I graduated from the University of North Dakota, one of our top aviation schools in the nation, and then got hired by the FAA. I went from a controller to a staff specialist to a supervisor to a manager and then to a hub manager.
When did you join the FAA?
I got hired as a controller in August 1981, when 11,000 controllers got fired. I was one of the replacement controllers. I was flight instructing right up to that point, and then when the agency started hiring, I got hired right away, in August of 1981.
I started out in Bismarck, North Dakota, then I went to Aurora, Illinois. Then I went to the regional office in Chicago, then down to Springfield, Illinois, out to Toledo, Ohio, then up to Milwaukee.
What was it like at regional?
At regional headquarters, I was a 540 specialist, so I was involved in a lot of staffing and labor relations stuff in the region.
I was there for a year and a half. I learned a lot, and had a lot of fun, but I wanted back out in the field. I loved it - every minute that I was there - but I got all the experience I felt like I needed for a while. Then I got back out in the field where the airplanes were.
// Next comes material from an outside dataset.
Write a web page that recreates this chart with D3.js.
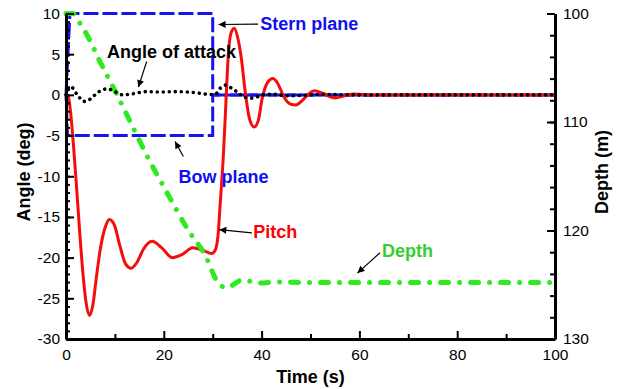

This is your 11th year at AirVenture and your 10th as the person in charge. What are some of your fondest memories?
I just love everything about AirVenture - it's so much fun. I tell all my friends this should be on every single person's bucket list. It's like Disneyland with airplanes.
You can see more different type aircraft here than any other place in the world, just looking at all the warbirds, the homebuilts, the antique classics - just the whole gamut of aviation. There's such a variety, and getting to see all of them in one place and getting to be a part of making sure that it's all safe.
I do have a responsibility, but everybody has a part - I'm just one little part of this great big machine that works. It's not just me in the tower - everyone works hard: the controllers and the supervisors and the operations managers.
We're all one big team. I'm just here to support them so they can do what they need to do.
What about the low points?
There always are. If we get really bad weather, or if we have an accident. The year we had all the rain and had no place to park airplanes, or the years when we have really hot weather and the controllers are out there for eight hours at a time are probably the worst.
What are your plans for retirement?
There are a few things I want to do as far as volunteering: I like Habitat for Humanity. I like building things; my father was a contractor.
I also want to raise service dogs; I've got a really nice German shepherd. He's just a doll, and so calm. So bright. So, I'd like to raise service dogs with my sister, who just got a new shepherd.
I also want to work with an outfit in Milwaukee that takes disabled children on horseback rides. I might not be really good with the children, but I love horses and I love seeing how horses react with people; it's just amazing, and it can bring out the best in people, so I'd like to volunteer to do that.
Will you come back to AirVenture?
Absolutely. I'll come back and volunteer, maybe in vintage or flight line ops. There have been several people who have asked me to volunteer with them. So, I'll be back, and I'll be back as a volunteer.
I don't think so. There probably are times when I could have said something nicer or been a bit more proactive or could have remembered something I forgot. But I just feel really privileged.
On behalf of EAA, its members, and attendees, thanks, Wanda, for your service to AirVenture and to aviation!